It is viewed as a professional endeavor, public relations is most often defined as the management function that seeks to establish and maintain mutually beneficial relationships between an organization, commercial or non-commercial, and the audiences or “public” on which the success of these entities depends. This “public” may include any of several possible categories: customers, investors, employees, suppliers, legislators, competitors, government officials etc. Public relations blossomed as a professional endeavor in the 20th Century, most conspicuously in the United States, but its roots, both philosophical and pragmatic, can be traced throughout civilization. Working within the context of the prevailing public opinion, laws, politics and societal norms of the country in which they work, public relations practitioners develop programs and craft messages aimed at creating favorable support for the goals of the organizations they represent. Obtaining significant, positive news and feature coverage in the print and broadcast media is a key objective.


Unlike advertising or marketing, with which it is often confused, professional “Public Relations is more “soft sell” than “hard sell.” Owing to its complexity, it is occasionally viewed as “propaganda” or, in more current slang, “spin,” the intentional manipulation of public opinion without regard for what is accurate or true.

Public relations specialists handle organizational functions such as media, community, consumer, and governmental relations; political campaigns; interest-group representation; conflict mediation; or employee and investor relations. However, public relations are not only “telling the organization’s story.” Understanding the attitudes and concerns of consumers, employees, and various other groups also is a vital part of the job. To improve communications, public relations specialists establish and maintain cooperative relationships with representatives of community, consumer, employee, and public interest groups and with representatives from print and broadcast journalism. Informing the general public, interest groups, and stockholders of an organization’s policies, activities, and accomplishments is an important part of a public relations specialist’s job. The work also involves keeping management aware of public attitudes and concerns of the many groups and organizations with which they must deal.

Public relations specialists prepare press releases and contact people in the media who might print or broadcast their material. Many radio or television special reports, newspaper stories, and magazine articles start at the desks of public relations specialists. Sometimes the subject is an organization and its policies towards its employees or its role in the community. Often the subject is a public issue, such as health, energy, or the environment. Public relations specialists also arrange and conduct programs to keep up contact between organization representatives and the public. For example, they set up speaking engagements and often prepare speeches for company officials. These specialists represent employers at community projects; make film, slide, or other visual presentations at meetings and school assemblies; and plan conventions. In addition, they are responsible for preparing annual reports and writing proposals for various projects.

In government, public relations specialists—who may be called press secretaries, information officers, public affairs specialists, or communications specialists—keep the public informed about the activities of government agencies and officials. In large organizations, the key public relations executive, who often is a vice president, may develop overall plans and policies with other executives. In addition, public relations departments employ public relations specialists to write, research, prepare materials, maintain contacts, and respond to inquiries.

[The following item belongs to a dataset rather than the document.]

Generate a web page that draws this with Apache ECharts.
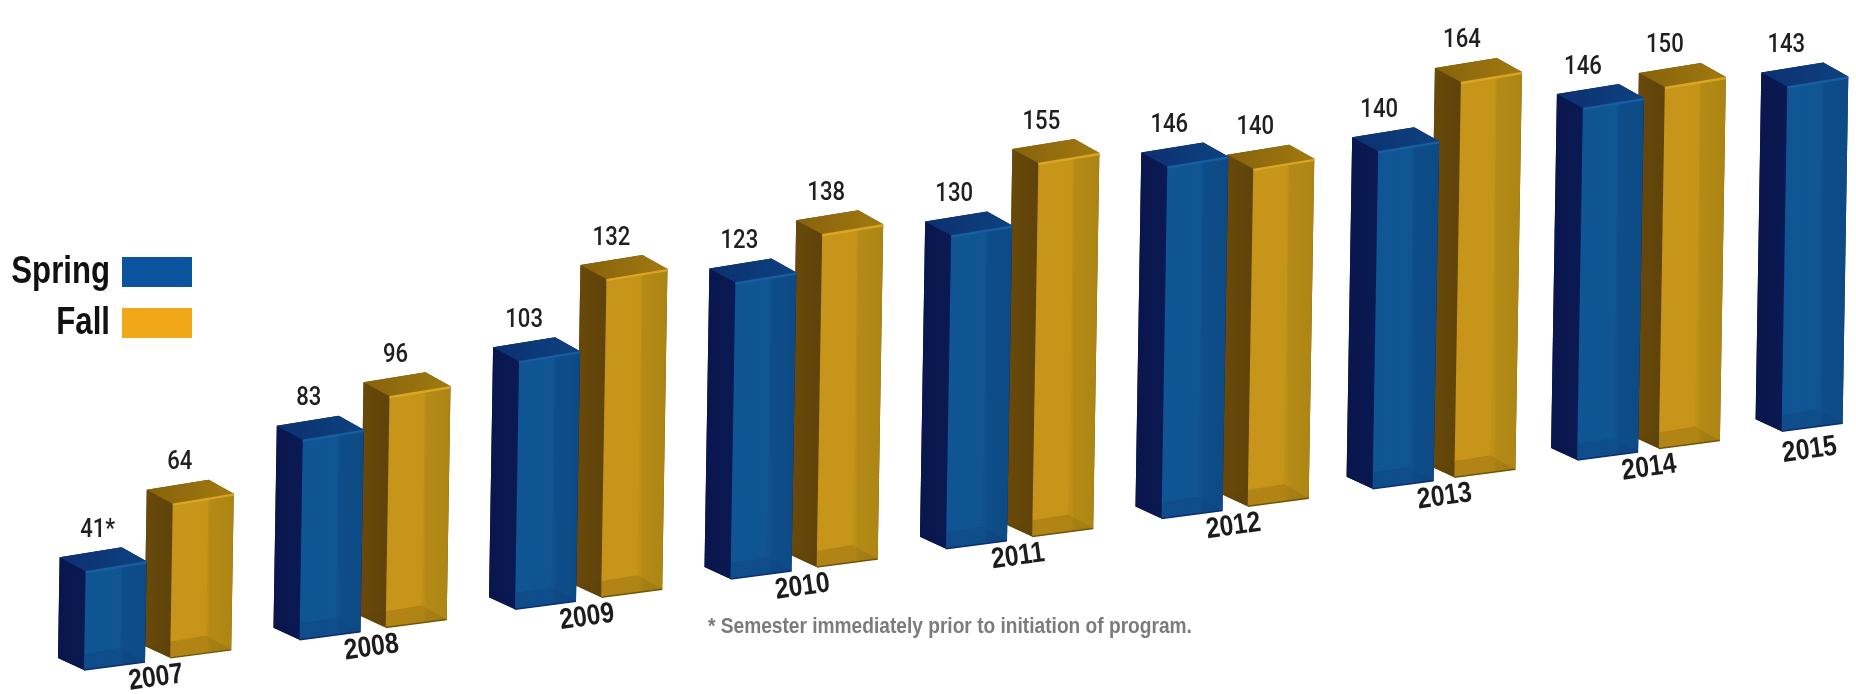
<!DOCTYPE html>
<html>
<head>
<meta charset="utf-8">
<style>html,body{margin:0;padding:0;background:#fff}#chart{width:1856px;height:694px}</style>
<script src="https://cdn.jsdelivr.net/npm/echarts@6/dist/echarts.min.js"></script>
</head>
<body>
<div id="chart"></div>
<script>
// Enrollment per semester
const years = [2007, 2008, 2009, 2010, 2011, 2012, 2013, 2014, 2015];
const springValues = [41, 83, 103, 123, 130, 146, 140, 146, 143];
const fallValues = [64, 96, 132, 138, 155, 140, 164, 150];
const footnoteMark = '*';
const footnote = '* Semester immediately prior to initiation of program.';
const seriesNames = ['Spring', 'Fall'];

const heavy = '"Liberation Sans",Arial,sans-serif';
const chart = echarts.init(document.getElementById('chart'), null, {renderer: 'canvas'});

// Oblique projection of the bars: the ground line climbs to the right and the
// year spacing tightens slightly towards the far end.
const GROUND_RISE = 0.1407, LEAN = 0.0165;
const FRONT_W = 61, FRONT_DY = 8, TOP_DY = 10;
const SIDE_DX = 26, SIDE_DY = 12, SIDE_TOP_DY = 14;
const BACK_DX = 36, BACK_DY = 22, BACK_TOP_DY = 24;
const FALL_OFFSET = 0.4;
const foreshorten = t => t - (11 / 215.5) * Math.max(0, t - 2012.6);

const skins = {
  spring: {
    side: ['#0a154c', '#0a1a54'], top: ['#0c3070', '#0e4280'], edge: '#1a60a4',
    front: ['#0f5494', '#115693', '#0f508d', '#0e4c88'], tint: 'rgba(8,30,80,0.05)',
    floor: 'rgba(8,24,70,0.12)', base: '#0b2f70', backing: '#0a1a54'
  },
  fall: {
    side: ['#6a4a0b', '#5f430a'], top: ['#86620b', '#a27a11'], edge: '#dfa928',
    front: ['#c8951a', '#c69518', '#bb9017', '#b08814'], tint: 'rgba(110,85,10,0.08)',
    floor: 'rgba(90,64,6,0.2)', base: '#6e560f', backing: '#6a4a0b'
  }
};

function hGrad(stops) {
  const n = stops.length - 1;
  return new echarts.graphic.LinearGradient(0, 0, 1, 0,
    stops.map((c, k) => ({offset: n === 3 ? [0, 0.58, 0.62, 1][k] : k / n, color: c})));
}
const poly = (points, fill) => ({
  type: 'polygon', shape: {points},
  style: {fill, stroke: null}
});

function makeBarRenderer(skinName, offset, isSpring) {
  const skin = skins[skinName];
  return function (params, api) {
    const year = api.value(0), v = api.value(1);
    if (isNaN(v)) return null;
    const zero = api.coord([foreshorten(year + offset), 0]);
    const origin = api.coord([years[0], 0]);
    const top = api.coord([foreshorten(year + offset), v]);
    const h = zero[1] - top[1];
    const x = zero[0];
    const y = zero[1] - GROUND_RISE * (x - origin[0]);
    const l = x + LEAN * h, t = y - h;

    const FLB = [x, y], FRB = [x + FRONT_W, y - FRONT_DY];
    const FLT = [l, t], FRT = [l + FRONT_W, t - TOP_DY];
    const LB = [x - SIDE_DX, y - SIDE_DY], LT = [l - SIDE_DX, t - SIDE_TOP_DY];
    const BT = [l + BACK_DX, t - BACK_TOP_DY], BB = [x + BACK_DX, y - BACK_DY];

    const children = [
      // silhouette first so the face seams stay closed
      poly([LB, LT, BT, FRT, FRB, FLB], skin.backing),
      poly([LT, FLT, FLB, LB], hGrad(skin.side)),
      poly([FLT, FRT, FRB, FLB], hGrad(skin.front)),
      poly([[l + BACK_DX, t - TOP_DY * BACK_DX / FRONT_W], FRT, FRB, BB], skin.tint),
      poly([LT, BT, FRT, FLT], hGrad(skin.top)),
      poly([LB, BB, FRB, FLB], skin.floor),
      {type: 'line', shape: {x1: FLT[0], y1: FLT[1] + 1, x2: FRT[0], y2: FRT[1] + 1},
        style: {stroke: skin.edge, lineWidth: 2.5, opacity: 0.85}},
      {type: 'line', shape: {x1: FLB[0], y1: FLB[1], x2: FRB[0], y2: FRB[1]},
        style: {stroke: skin.base, lineWidth: 1.5}}
    ];

    // value above the bar; the first spring semester carries the footnote mark
    const starred = isSpring && year === years[0];
    children.push({
      type: 'text', scaleX: 0.85,
      x: l + 7 - (year - years[0]) + (starred ? 5 : 0), y: t - 41,
      style: {
        text: v + (starred ? footnoteMark : ''), x: 0, y: 0,
        align: 'center', verticalAlign: 'middle',
        font: '500 26px Roboto, sans-serif', fill: '#202020'
      }
    });

    // year caption runs along the ground line
    if (isSpring) {
      const solo = fallValues[params.dataIndex] == null;
      children.push({
        type: 'text', rotation: 8 * Math.PI / 180, scaleX: 0.85,
        x: x + (solo ? 28 : 72), y: y + (solo ? 19 : 8),
        style: {
          text: String(year), x: 0, y: 0, align: 'center', verticalAlign: 'middle',
          font: 'bold 29px ' + heavy, fill: '#1c1c1c'
        }
      });
    }
    return {type: 'group', children};
  };
}

const legendCaption = (text, middle) => ({
  type: 'text', x: 110, y: middle, scaleX: 0.82, silent: true,
  style: {text, x: 0, y: 0, align: 'right', verticalAlign: 'middle',
    font: 'bold 38px ' + heavy, fill: '#111'}
});

chart.setOption({
  animation: false,
  backgroundColor: '#ffffff',
  grid: {left: 84, right: 48, top: 19.3, bottom: 24},
  xAxis: {type: 'value', min: 2007, max: 2015, interval: 1, show: false},
  yAxis: {type: 'value', min: 0, max: 270, interval: 30, show: false},
  legend: {
    orient: 'vertical', selectedMode: false,
    left: 122, top: 257, padding: 0,
    itemWidth: 70, itemHeight: 30, itemGap: 21,
    icon: 'rect', formatter: () => '',
    textStyle: {fontSize: 1},
    data: seriesNames
  },
  graphic: [
    legendCaption(seriesNames[0], 273),
    legendCaption(seriesNames[1], 324),
    {
      type: 'text', x: 708, y: 627, scaleX: 0.87, silent: true,
      style: {text: footnote, x: 0, y: 0, verticalAlign: 'middle',
        font: 'bold 22px ' + heavy, fill: '#7b7b7b'}
    }
  ],
  series: [
    {
      name: seriesNames[0], type: 'custom', z: 3, clip: false,
      itemStyle: {color: '#0b55a0'},
      renderItem: makeBarRenderer('spring', 0, true),
      data: years.map((y, i) => [y, springValues[i]])
    },
    {
      name: seriesNames[1], type: 'custom', z: 2, clip: false,
      itemStyle: {color: '#f0a818'},
      renderItem: makeBarRenderer('fall', FALL_OFFSET, false),
      data: fallValues.map((v, i) => [years[i], v])
    }
  ]
});
</script>
</body>
</html>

People who handle publicity for an individual or who direct public relations for a small organization may deal with all aspects of the job. They contact people, plan and research, and prepare material for distribution. They also may handle advertising or sales promotion work to support marketing. Some are concentrated in large cities, where press services and other communications facilities are readily available and many businesses and trade associations have their headquarters

Public relations managers supervise public relations specialists. These managers direct publicity programs to a targeted public. They often specialize in a specific area, such as crisis management—or in a specific industry, such as healthcare. They use every available communication medium in their effort to maintain the support of the specific group upon whom their organization’s success depends, such as consumers, stockholders, or the general public.

For example, public relations managers may clarify or justify the firm’s point of view on health or environmental issues to community or special interest groups. PR managers also evaluate advertising and promotion programs for compatibility with public relations efforts and serve as the eyes and ears of top management. They observe social, economic, and political trends that might ultimately affect the firm and make recommendations to enhance the firm’s image based on those trends. Public relations managers may confer with labor relations managers to produce internal company communications—such as newsletters about employee-management relations—and with financial managers to produce company reports. They assist company executives in drafting speeches, arranging interviews, and maintaining other forms of public contact; overseas company archives; and respond to information requests. In addition, some handle special events such as sponsorship of races, parties introducing new products, or other activities the firm supports in order to gain public attention through the press without advertising directly. Creativity, initiative, good judgment, and the ability to express thoughts clearly and simply are essential. Decision-making, problem-solving, and research skills are also important. People who choose public relations as a career need an outgoing personality, self-confidence, an understanding of human psychology, and an enthusiasm for motivating people. They should be competitive, yet flexible, and able to function as part of a team.  The objective of any firm is to market and sell its products or services profitably. Advertising, marketing, promotions, public relations, and sales managers coordinate the market research, marketing strategy, sales, advertising, promotion, pricing, product development, and public relations activities. In India development of PR was a much slower process. Here public relations started in 1892 by the Tata’s. They specially stressed on internal PR — like, building an industrial township for employees, helping employees and their family in the educational and cultural field, etc. But, Indian Railways gave more importance to external public relations.